Economic Disparities


  • Economic disparities within integrated entities signify the unequal distribution of wealth, resources, and developmental opportunities amongst member states, leading to uneven economic landscapes.
An infographic illustrating the decline of EU

Image courtesy of businessinsider


  • Divergent Economic Structures: The diverse levels of economic development, varied industrial capabilities, and the distinct abundance of resources among countries result in inherent disparities.
  • Inequitable Accumulation of Benefits: The economically affluent and developed nations within an integrated body might reap disproportionate benefits, sidelining the less affluent member states.
  • Intensified Competition: Smaller and less developed economies may find it challenging to compete with the developed and economically robust nations, hindering balanced development within the integrated area.


  • Inequitable Resource Allocation: Economic imbalances can compromise the equal distribution of resources, jeopardising economic stability and collective development.
  • Intergovernmental Tensions: Pervasive economic imbalances can sour relations amongst member states and obstruct the cohesive attainment of integration goals.
  • Aggravated Wealth Inequality: The varying degrees of economic growth and wealth accumulation within the union can further polarise the affluent and the underprivileged states.
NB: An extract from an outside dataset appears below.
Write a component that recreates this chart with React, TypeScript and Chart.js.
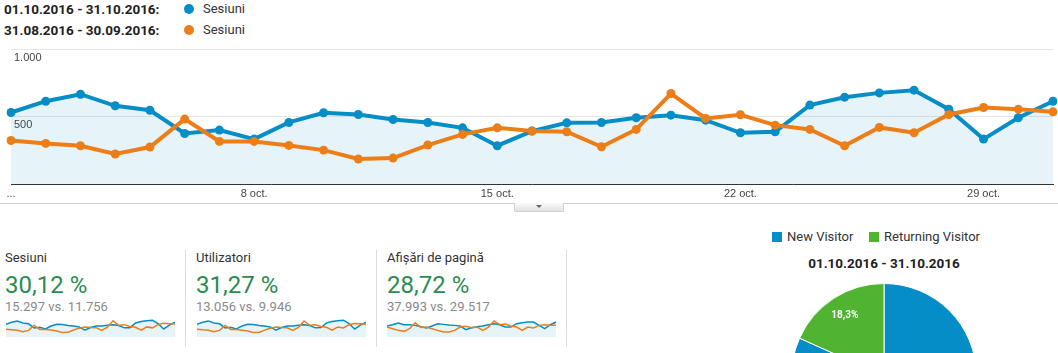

  • Wealth Redistribution Policies: Implementation of policies focusing on equitable wealth and opportunity distribution can alleviate economic disparities.
  • Supportive Infrastructural Frameworks: Developing support frameworks for the less affluent countries can aid balanced and inclusive growth and development across member states.

Structural Unemployment


  • Structural unemployment is the resultant condition when the skillset of the available workforce is incongruent with the demands of the job market. This phenomenon can be exacerbated by economic integration, causing long-lasting impacts on the employment landscape of member states.
An infographic illustrating unemployment in Europe

Image courtesy of statista


  • Sector Specialisation: Countries, through economic integration, are often encouraged to specialise in the production of specific goods or services, potentially leading to a contraction in other sectors and resulting in unemployment in those areas.
  • Technological Evolution: The advent of advanced technologies and innovative production methodologies can render specific skill sets redundant and obsolete.
  • Labour Movement Restrictions: The limitations imposed on the fluidity of labour migration across member states can contribute significantly to structural unemployment.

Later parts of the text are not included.